Thanks to Nadzrul Hanif, Mindtrick Photography!
#26-Ray Dalio – Principles
This book by the founder of US’s biggest hedge fund goes through Dalio’s work and life principles that he says allowed him to be successful. The reason why I think this is the best business book is that if you get a guide to something (say SEO, influencer marketing etc) then by a year or so after publishing it’s outdated and much less useful. Instead, Dalio lays out his work and life principles that gave him the proper mindset required for success. His policies of radical openness, transparency and a meritocratic work environment is something which I wish every organization I work at in the future will adopt. He also includes handy worksheets so you can practice what he’s teaching you straight away. This book is one of those that will stick with you, and I’m looking forward to rereading it again in the future.
Thanks to Joseph Coulburn, Better Nutritional Science!
My favorite business book is Work Rules! by Laszlo Bock.
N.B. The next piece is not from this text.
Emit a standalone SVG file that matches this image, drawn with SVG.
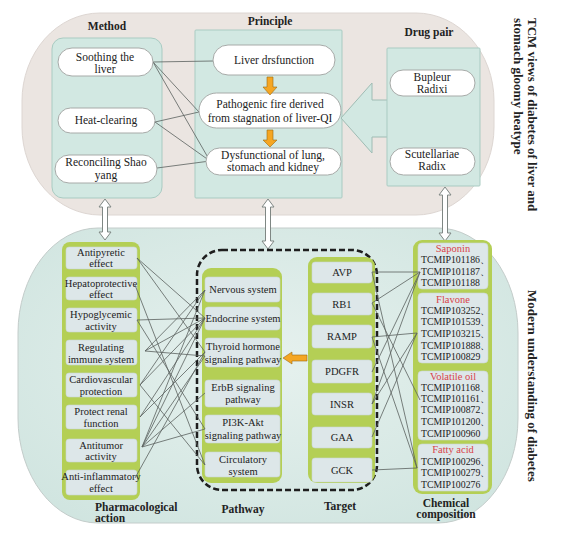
<svg xmlns="http://www.w3.org/2000/svg" width="563" height="533" viewBox="0 0 563 533">
<defs>
<style>
text{font-family:"Liberation Serif","Times New Roman",serif;fill:#222;}
.t{font-size:11.5px;text-anchor:middle;}
.s{font-size:10.5px;text-anchor:middle;}
.c{font-size:9.8px;}
.ch{font-size:10.5px;text-anchor:middle;fill:#d9434a;}
.lb{font-size:11.5px;font-weight:bold;}
.vt{font-size:13px;font-weight:bold;}
.box{fill:#d2e8e2;stroke:#a9cbc2;stroke-width:1;}
.pill{fill:#fff;stroke:#a7aaa8;stroke-width:1;}
.green{fill:#b4cf55;}
.nd{fill:#dde7e9;stroke:#c9d6d3;stroke-width:0.6;}
.ln{stroke:#5a615e;stroke-width:0.8;fill:none;}
.dbl{fill:#fff;stroke:#7f8784;stroke-width:1;}
.org{fill:#f5a623;stroke:#9c6a12;stroke-width:0.6;}
</style>
<radialGradient id="bg2" cx="0.5" cy="0.45" r="0.7">
<stop offset="0" stop-color="#e6f1ee"/>
<stop offset="1" stop-color="#cfe4df"/>
</radialGradient>
</defs>

<!-- panels -->
<rect x="22" y="13" width="472" height="202" rx="78" ry="88" fill="#ebe5e1" stroke="#ddd6d2"/>
<rect x="18" y="228" width="500" height="295" rx="80" ry="105" fill="url(#bg2)" stroke="#c3ccca"/>

<!-- vertical titles -->
<text class="vt" transform="translate(528,18) rotate(90)">TCM views of diabetes  of liver and</text>
<text class="vt" transform="translate(514,18) rotate(90)">stomach gloomy heatype</text>
<text class="vt" transform="translate(528,290) rotate(90)">Modern understanding of diabetes</text>

<!-- top section -->
<g id="method">
<text class="lb" x="107" y="30" text-anchor="middle">Method</text>
<rect class="box" x="52" y="38" width="110" height="160" rx="11"/>
</g>
<g id="principle">
<text class="lb" x="270" y="25" text-anchor="middle">Principle</text>
<rect class="box" x="195" y="30" width="147" height="168" rx="1"/>
</g>
<g id="drugpair">
<text class="lb" x="429" y="36" text-anchor="middle">Drug pair</text>
<polygon points="341,118 372,83 372,100 388,100 388,137 372,137 372,153" fill="#d2e8e2"/>
<polyline points="387,100 372,100 372,83 341,118 372,153 372,137 387,137" fill="none" stroke="#9fbcb4" stroke-width="1"/>
<rect class="box" x="387" y="48" width="93" height="138" rx="1"/>
</g>

<g id="connectors-top">
<line class="ln" x1="153" y1="62" x2="213" y2="61"/>
<line class="ln" x1="153" y1="62" x2="199" y2="112"/>
<line class="ln" x1="153" y1="62" x2="210" y2="161"/>
<line class="ln" x1="155" y1="122" x2="199" y2="112"/>
<line class="ln" x1="155" y1="122" x2="210" y2="161"/>
<line class="ln" x1="157" y1="168" x2="210" y2="161"/>
</g>

<g id="n-soothing"><rect class="pill" x="58" y="48" width="95" height="28" rx="14"/><text class="t" x="105" y="61">Soothing the</text><text class="t" x="105" y="73">liver</text></g>
<g id="n-heat"><rect class="pill" x="58" y="108" width="97" height="25" rx="12.5"/><text class="t" x="106" y="124">Heat-clearing</text></g>
<g id="n-reconciling"><rect class="pill" x="55" y="155" width="102" height="28" rx="14"/><text class="t" x="106" y="166">Reconciling Shao</text><text class="t" x="106" y="179">yang</text></g>

<g id="n-liver"><rect class="pill" x="213" y="45" width="122" height="30" rx="15"/><text class="t" x="274" y="64">Liver drsfunction</text></g>
<g id="n-pathogenic"><rect class="pill" x="199" y="93" width="142" height="35" rx="17.5"/><text class="t" x="270" y="108">Pathogenic fire derived</text><text class="t" x="270" y="122">from stagnation of liver-QI</text></g>
<g id="n-dysfunction"><rect class="pill" x="206" y="148" width="135" height="27" rx="13.5"/><text class="t" x="273" y="159">Dysfunctional of lung,</text><text class="t" x="273" y="171">stomach and kidney</text></g>

<g id="orange-down">
<polygon class="org" points="267,77 273,77 273,87 277,87 270,95 263,87 267,87"/>
<polygon class="org" points="267,130 273,130 273,140 277,140 270,147 263,140 267,140"/>
</g>

<g id="n-bupleur"><rect class="pill" x="390" y="70" width="85" height="26" rx="13"/><text class="t" x="432" y="81">Bupleur</text><text class="t" x="432" y="93">Radixi</text></g>
<g id="n-scutellariae"><rect class="pill" x="390" y="148" width="85" height="27" rx="13.5"/><text class="t" x="432" y="158">Scutellariae</text><text class="t" x="432" y="170">Radix</text></g>

<!-- double arrows -->
<g id="links-vertical">
<polygon class="dbl" points="105,199 111,207 107.5,207 107.5,232 111,232 105,240 99,232 102.5,232 102.5,207 99,207"/>
<polygon class="dbl" points="268,199 274,207 270.5,207 270.5,241 274,241 268,249 262,241 265.5,241 265.5,207 262,207"/>
<polygon class="dbl" points="445,187 451,195 447.5,195 447.5,233 451,233 445,241 439,233 442.5,233 442.5,195 439,195"/>
</g>

<!-- bottom section -->
<g id="pharmacological">
<rect class="green" x="62" y="242" width="78" height="258" rx="8"/>
<text class="lb" x="95" y="511">Pharmacological</text>
<text class="lb" x="95" y="522">action</text>
</g>
<g id="n-antipyretic"><rect class="nd" x="66" y="247" width="71" height="22" rx="3"/><text class="s" x="101" y="256">Antipyretic</text><text class="s" x="101" y="267">effect</text></g>
<g id="n-hepato"><rect class="nd" x="66" y="277" width="71" height="23" rx="3"/><text class="s" x="101" y="287">Hepatoprotective</text><text class="s" x="101" y="298">effect</text></g>
<g id="n-hypo"><rect class="nd" x="66" y="308" width="71" height="24" rx="3"/><text class="s" x="101" y="318">Hypoglycemic</text><text class="s" x="101" y="330">activity</text></g>
<g id="n-immune"><rect class="nd" x="66" y="340" width="71" height="25" rx="3"/><text class="s" x="101" y="351">Regulating</text><text class="s" x="101" y="363">immune system</text></g>
<g id="n-cardio"><rect class="nd" x="66" y="373" width="71" height="24" rx="3"/><text class="s" x="101" y="383">Cardiovascular</text><text class="s" x="101" y="395">protection</text></g>
<g id="n-renal"><rect class="nd" x="66" y="405" width="71" height="24" rx="3"/><text class="s" x="101" y="415">Protect renal</text><text class="s" x="101" y="427">function</text></g>
<g id="n-antitumor"><rect class="nd" x="66" y="439" width="71" height="23" rx="3"/><text class="s" x="101" y="449">Antitumor</text><text class="s" x="101" y="460">activity</text></g>
<g id="n-antiinfl"><rect class="nd" x="66" y="470" width="71" height="25" rx="3"/><text class="s" x="101" y="480">Anti-inflammatory</text><text class="s" x="101" y="492">effect</text></g>

<g id="pathway">
<rect x="197" y="250" width="180" height="240" rx="25" fill="none" stroke="#1e1e1e" stroke-width="2.5" stroke-dasharray="6 3"/>
<rect class="green" x="202" y="268" width="80" height="215" rx="9"/>
<text class="lb" x="243" y="513" text-anchor="middle">Pathway</text>
</g>
<g id="n-nervous"><rect class="nd" x="205" y="277" width="75" height="25" rx="3"/><text class="s" x="243" y="293">Nervous system</text></g>
<g id="n-endocrine"><rect class="nd" x="205" y="307" width="75" height="23" rx="3"/><text class="s" x="243" y="322">Endocrine system</text></g>
<g id="n-thyroid"><rect class="nd" x="205" y="338" width="75" height="29" rx="3"/><text class="s" x="243" y="350">Thyroid hormone</text><text class="s" x="243" y="363">signaling pathway</text></g>
<g id="n-erbb"><rect class="nd" x="205" y="380" width="75" height="27" rx="3"/><text class="s" x="243" y="391">ErbB signaling</text><text class="s" x="243" y="403">pathway</text></g>
<g id="n-pi3k"><rect class="nd" x="205" y="415" width="75" height="28" rx="3"/><text class="s" x="243" y="426">PI3K-Akt</text><text class="s" x="243" y="439">signaling pathway</text></g>
<g id="n-circulatory"><rect class="nd" x="205" y="452" width="75" height="25" rx="3"/><text class="s" x="243" y="463">Circulatory</text><text class="s" x="243" y="475">system</text></g>

<g id="target">
<rect class="green" x="308" y="257" width="67" height="226" rx="9"/>
<text class="lb" x="340" y="510" text-anchor="middle">Target</text>
</g>
<g id="n-avp"><rect class="nd" x="312" y="262" width="60" height="21" rx="3"/><text class="s" x="342" y="276">AVP</text></g>
<g id="n-rb1"><rect class="nd" x="312" y="293" width="60" height="22" rx="3"/><text class="s" x="342" y="308">RB1</text></g>
<g id="n-ramp"><rect class="nd" x="312" y="325" width="60" height="23" rx="3"/><text class="s" x="342" y="340">RAMP</text></g>
<g id="n-pdgfr"><rect class="nd" x="312" y="360" width="60" height="23" rx="3"/><text class="s" x="342" y="375">PDGFR</text></g>
<g id="n-insr"><rect class="nd" x="312" y="393" width="60" height="22" rx="3"/><text class="s" x="342" y="408">INSR</text></g>
<g id="n-gaa"><rect class="nd" x="312" y="427" width="60" height="21" rx="3"/><text class="s" x="342" y="441">GAA</text></g>
<g id="n-gck"><rect class="nd" x="312" y="458" width="60" height="24" rx="3"/><text class="s" x="342" y="474">GCK</text></g>

<polygon class="org" points="283,358 292,352 292,355 307,355 307,361 292,361 292,364"/>

<g id="chemical">
<rect class="green" x="413" y="240" width="79" height="254" rx="9"/>
<text class="lb" x="446" y="507" text-anchor="middle">Chemical</text>
<text class="lb" x="446" y="518" text-anchor="middle">composition</text>
</g>
<g id="n-saponin"><rect class="nd" x="418" y="243" width="70" height="46" rx="4"/>
<text class="ch" x="453" y="252">Saponin</text>
<text class="c" x="421" y="263">TCMIP101186、</text><text class="c" x="421" y="275">TCMIP101187、</text><text class="c" x="421" y="286">TCMIP101188</text></g>
<g id="n-flavone"><rect class="nd" x="418" y="293" width="70" height="70" rx="4"/>
<text class="ch" x="453" y="303">Flavone</text>
<text class="c" x="421" y="314">TCMIP103252、</text><text class="c" x="421" y="325">TCMIP101539、</text><text class="c" x="421" y="337">TCMIP103215、</text><text class="c" x="421" y="349">TCMIP101888、</text><text class="c" x="421" y="360">TCMIP100829</text></g>
<g id="n-volatile"><rect class="nd" x="418" y="371" width="70" height="69" rx="4"/>
<text class="ch" x="453" y="380">Volatile oil</text>
<text class="c" x="421" y="391">TCMIP101168、</text><text class="c" x="421" y="402">TCMIP101161、</text><text class="c" x="421" y="413">TCMIP100872、</text><text class="c" x="421" y="425">TCMIP101200、</text><text class="c" x="421" y="437">TCMIP100960</text></g>
<g id="n-fatty"><rect class="nd" x="418" y="444" width="70" height="47" rx="4"/>
<text class="ch" x="453" y="453">Fatty acid</text>
<text class="c" x="421" y="465">TCMIP100296、</text><text class="c" x="421" y="476">TCMIP100279、</text><text class="c" x="421" y="488">TCMIP100276</text></g>

<g id="connectors-bottom">
<!-- pharmacological -> pathway -->
<line class="ln" x1="137" y1="258" x2="205" y2="318"/>
<line class="ln" x1="137" y1="258" x2="205" y2="352"/>
<line class="ln" x1="135" y1="285" x2="205" y2="465"/>
<line class="ln" x1="137" y1="320" x2="205" y2="318"/>
<line class="ln" x1="137" y1="320" x2="205" y2="429"/>
<line class="ln" x1="145" y1="351" x2="205" y2="290"/>
<line class="ln" x1="145" y1="351" x2="205" y2="318"/>
<line class="ln" x1="145" y1="351" x2="205" y2="356"/>
<line class="ln" x1="140" y1="385" x2="205" y2="290"/>
<line class="ln" x1="140" y1="385" x2="205" y2="318"/>
<line class="ln" x1="140" y1="385" x2="205" y2="465"/>
<line class="ln" x1="140" y1="417" x2="205" y2="318"/>
<line class="ln" x1="140" y1="417" x2="205" y2="352"/>
<line class="ln" x1="142" y1="447" x2="205" y2="290"/>
<line class="ln" x1="142" y1="447" x2="205" y2="318"/>
<line class="ln" x1="142" y1="447" x2="205" y2="356"/>
<line class="ln" x1="142" y1="447" x2="205" y2="393"/>
<line class="ln" x1="142" y1="447" x2="205" y2="429"/>
<line class="ln" x1="135" y1="478" x2="205" y2="352"/>
<!-- target -> chemical -->
<line class="ln" x1="372" y1="272" x2="420" y2="272"/>
<line class="ln" x1="372" y1="272" x2="417" y2="468"/>
<line class="ln" x1="372" y1="303" x2="420" y2="272"/>
<line class="ln" x1="372" y1="303" x2="420" y2="400"/>
<line class="ln" x1="372" y1="337" x2="417" y2="333"/>
<line class="ln" x1="372" y1="337" x2="417" y2="468"/>
<line class="ln" x1="372" y1="372" x2="420" y2="272"/>
<line class="ln" x1="372" y1="404" x2="417" y2="333"/>
<line class="ln" x1="372" y1="404" x2="420" y2="272"/>
<line class="ln" x1="372" y1="437" x2="417" y2="333"/>
<line class="ln" x1="372" y1="470" x2="417" y2="468"/>
</g>
</svg>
One of the biggest challenges companies face relates to the hiring and retention of employees. The pace of technological advancements has accelerated change in all industries and companies that succeed in adapting and growing have a common theme: engagement and retention of top talent. Work Rules! provides fascinating insights that show how the company succeeded in building perhaps the world’s greatest collection of talent. From identifying a philosophy, important hiring practices, and engagement of talented individuals through goal alignment, Bock provides great detail relating to how companies can re-think an often-overlooked function like HR that’s critical to a company’s success. The book is a must-read for leaders that seek to create lasting change by building high-performing teams.
Thanks to Carlos Castelán, The Navio Group!